### Brief
Copy all lines below exactly as written. Leave pictures out.

◇ ◇ ◇ ◇

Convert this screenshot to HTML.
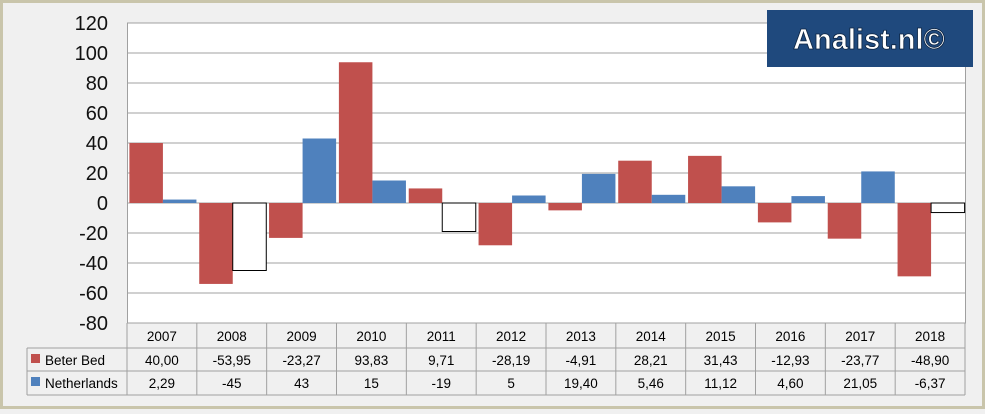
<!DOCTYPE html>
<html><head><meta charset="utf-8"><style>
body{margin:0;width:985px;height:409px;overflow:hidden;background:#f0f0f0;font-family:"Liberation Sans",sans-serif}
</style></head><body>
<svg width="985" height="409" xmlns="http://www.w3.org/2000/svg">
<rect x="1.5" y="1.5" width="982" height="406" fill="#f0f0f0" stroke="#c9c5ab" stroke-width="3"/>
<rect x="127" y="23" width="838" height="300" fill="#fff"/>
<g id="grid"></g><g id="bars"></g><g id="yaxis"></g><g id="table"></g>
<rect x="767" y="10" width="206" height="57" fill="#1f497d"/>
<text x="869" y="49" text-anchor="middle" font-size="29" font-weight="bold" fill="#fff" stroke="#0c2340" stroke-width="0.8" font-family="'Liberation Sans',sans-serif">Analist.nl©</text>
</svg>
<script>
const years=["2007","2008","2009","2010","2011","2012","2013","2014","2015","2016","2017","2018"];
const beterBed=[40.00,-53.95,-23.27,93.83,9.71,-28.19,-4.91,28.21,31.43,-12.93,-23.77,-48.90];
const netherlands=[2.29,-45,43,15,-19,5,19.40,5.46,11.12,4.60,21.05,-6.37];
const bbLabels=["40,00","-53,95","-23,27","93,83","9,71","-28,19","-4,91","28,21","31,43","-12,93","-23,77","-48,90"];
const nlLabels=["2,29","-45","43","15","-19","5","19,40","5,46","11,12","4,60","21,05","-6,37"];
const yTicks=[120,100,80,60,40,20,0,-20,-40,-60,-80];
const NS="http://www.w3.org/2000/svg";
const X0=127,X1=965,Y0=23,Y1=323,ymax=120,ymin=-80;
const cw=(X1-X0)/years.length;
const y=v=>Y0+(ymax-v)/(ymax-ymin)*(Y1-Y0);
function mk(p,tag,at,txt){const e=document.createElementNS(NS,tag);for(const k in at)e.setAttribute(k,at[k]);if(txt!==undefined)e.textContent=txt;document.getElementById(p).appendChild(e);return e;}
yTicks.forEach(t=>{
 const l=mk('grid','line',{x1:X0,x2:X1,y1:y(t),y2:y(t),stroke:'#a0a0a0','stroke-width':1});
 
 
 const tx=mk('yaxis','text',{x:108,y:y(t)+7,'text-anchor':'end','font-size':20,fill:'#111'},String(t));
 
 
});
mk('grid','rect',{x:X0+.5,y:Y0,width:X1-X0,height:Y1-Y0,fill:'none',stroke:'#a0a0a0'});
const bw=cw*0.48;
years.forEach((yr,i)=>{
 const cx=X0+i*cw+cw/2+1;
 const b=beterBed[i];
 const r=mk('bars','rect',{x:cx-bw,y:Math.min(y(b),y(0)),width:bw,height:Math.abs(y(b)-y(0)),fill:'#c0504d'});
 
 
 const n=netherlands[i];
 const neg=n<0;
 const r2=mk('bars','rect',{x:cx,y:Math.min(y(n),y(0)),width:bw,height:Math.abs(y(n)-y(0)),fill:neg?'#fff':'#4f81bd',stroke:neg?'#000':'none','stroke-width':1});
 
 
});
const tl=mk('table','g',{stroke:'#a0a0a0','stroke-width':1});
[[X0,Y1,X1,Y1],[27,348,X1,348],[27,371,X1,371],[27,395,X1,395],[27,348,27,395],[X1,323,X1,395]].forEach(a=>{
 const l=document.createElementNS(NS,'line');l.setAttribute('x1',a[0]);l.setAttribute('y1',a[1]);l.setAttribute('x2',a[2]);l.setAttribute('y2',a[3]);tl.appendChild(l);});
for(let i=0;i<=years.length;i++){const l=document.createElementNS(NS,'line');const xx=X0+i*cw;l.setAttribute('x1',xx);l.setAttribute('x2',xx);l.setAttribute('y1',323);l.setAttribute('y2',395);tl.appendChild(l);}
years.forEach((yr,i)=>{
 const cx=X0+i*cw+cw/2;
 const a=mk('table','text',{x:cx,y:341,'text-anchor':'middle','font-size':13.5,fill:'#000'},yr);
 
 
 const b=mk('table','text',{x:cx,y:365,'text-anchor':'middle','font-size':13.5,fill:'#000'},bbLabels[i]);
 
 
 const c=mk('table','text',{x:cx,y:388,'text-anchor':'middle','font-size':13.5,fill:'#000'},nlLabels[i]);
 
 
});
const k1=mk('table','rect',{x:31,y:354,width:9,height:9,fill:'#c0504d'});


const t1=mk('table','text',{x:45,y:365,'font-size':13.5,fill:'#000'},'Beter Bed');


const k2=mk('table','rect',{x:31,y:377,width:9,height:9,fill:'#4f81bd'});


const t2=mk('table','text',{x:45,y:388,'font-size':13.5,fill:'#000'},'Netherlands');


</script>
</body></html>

◇ ◇ ◇ ◇

### Task answer
Convert this screenshot to HTML.
<!DOCTYPE html>
<html><head><meta charset="utf-8"><style>
body{margin:0;width:985px;height:409px;overflow:hidden;background:#f0f0f0;font-family:"Liberation Sans",sans-serif}
</style></head><body>
<svg width="985" height="409" xmlns="http://www.w3.org/2000/svg">
<rect x="1.5" y="1.5" width="982" height="406" fill="#f0f0f0" stroke="#c9c5ab" stroke-width="3"/>
<rect x="127" y="23" width="838" height="300" fill="#fff"/>
<g id="grid"></g><g id="bars"></g><g id="yaxis"></g><g id="table"></g>
<rect x="767" y="10" width="206" height="57" fill="#1f497d"/>
<text x="869" y="49" text-anchor="middle" font-size="29" font-weight="bold" fill="#fff" stroke="#0c2340" stroke-width="0.8" font-family="'Liberation Sans',sans-serif">Analist.nl©</text>
</svg>
<script>
const years=["2007","2008","2009","2010","2011","2012","2013","2014","2015","2016","2017","2018"];
const beterBed=[40.00,-53.95,-23.27,93.83,9.71,-28.19,-4.91,28.21,31.43,-12.93,-23.77,-48.90];
const netherlands=[2.29,-45,43,15,-19,5,19.40,5.46,11.12,4.60,21.05,-6.37];
const bbLabels=["40,00","-53,95","-23,27","93,83","9,71","-28,19","-4,91","28,21","31,43","-12,93","-23,77","-48,90"];
const nlLabels=["2,29","-45","43","15","-19","5","19,40","5,46","11,12","4,60","21,05","-6,37"];
const yTicks=[120,100,80,60,40,20,0,-20,-40,-60,-80];
const NS="http://www.w3.org/2000/svg";
const X0=127,X1=965,Y0=23,Y1=323,ymax=120,ymin=-80;
const cw=(X1-X0)/years.length;
const y=v=>Y0+(ymax-v)/(ymax-ymin)*(Y1-Y0);
function mk(p,tag,at,txt){const e=document.createElementNS(NS,tag);for(const k in at)e.setAttribute(k,at[k]);if(txt!==undefined)e.textContent=txt;document.getElementById(p).appendChild(e);return e;}
yTicks.forEach(t=>{
 const l=mk('grid','line',{x1:X0,x2:X1,y1:y(t),y2:y(t),stroke:'#a0a0a0','stroke-width':1});
 
 
 const tx=mk('yaxis','text',{x:108,y:y(t)+7,'text-anchor':'end','font-size':20,fill:'#111'},String(t));
 
 
});
mk('grid','rect',{x:X0+.5,y:Y0,width:X1-X0,height:Y1-Y0,fill:'none',stroke:'#a0a0a0'});
const bw=cw*0.48;
years.forEach((yr,i)=>{
 const cx=X0+i*cw+cw/2+1;
 const b=beterBed[i];
 const r=mk('bars','rect',{x:cx-bw,y:Math.min(y(b),y(0)),width:bw,height:Math.abs(y(b)-y(0)),fill:'#c0504d'});
 
 
 const n=netherlands[i];
 const neg=n<0;
 const r2=mk('bars','rect',{x:cx,y:Math.min(y(n),y(0)),width:bw,height:Math.abs(y(n)-y(0)),fill:neg?'#fff':'#4f81bd',stroke:neg?'#000':'none','stroke-width':1});
 
 
});
const tl=mk('table','g',{stroke:'#a0a0a0','stroke-width':1});
[[X0,Y1,X1,Y1],[27,348,X1,348],[27,371,X1,371],[27,395,X1,395],[27,348,27,395],[X1,323,X1,395]].forEach(a=>{
 const l=document.createElementNS(NS,'line');l.setAttribute('x1',a[0]);l.setAttribute('y1',a[1]);l.setAttribute('x2',a[2]);l.setAttribute('y2',a[3]);tl.appendChild(l);});
for(let i=0;i<=years.length;i++){const l=document.createElementNS(NS,'line');const xx=X0+i*cw;l.setAttribute('x1',xx);l.setAttribute('x2',xx);l.setAttribute('y1',323);l.setAttribute('y2',395);tl.appendChild(l);}
years.forEach((yr,i)=>{
 const cx=X0+i*cw+cw/2;
 const a=mk('table','text',{x:cx,y:341,'text-anchor':'middle','font-size':13.5,fill:'#000'},yr);
 
 
 const b=mk('table','text',{x:cx,y:365,'text-anchor':'middle','font-size':13.5,fill:'#000'},bbLabels[i]);
 
 
 const c=mk('table','text',{x:cx,y:388,'text-anchor':'middle','font-size':13.5,fill:'#000'},nlLabels[i]);
 
 
});
const k1=mk('table','rect',{x:31,y:354,width:9,height:9,fill:'#c0504d'});


const t1=mk('table','text',{x:45,y:365,'font-size':13.5,fill:'#000'},'Beter Bed');


const k2=mk('table','rect',{x:31,y:377,width:9,height:9,fill:'#4f81bd'});


const t2=mk('table','text',{x:45,y:388,'font-size':13.5,fill:'#000'},'Netherlands');


</script>
</body></html>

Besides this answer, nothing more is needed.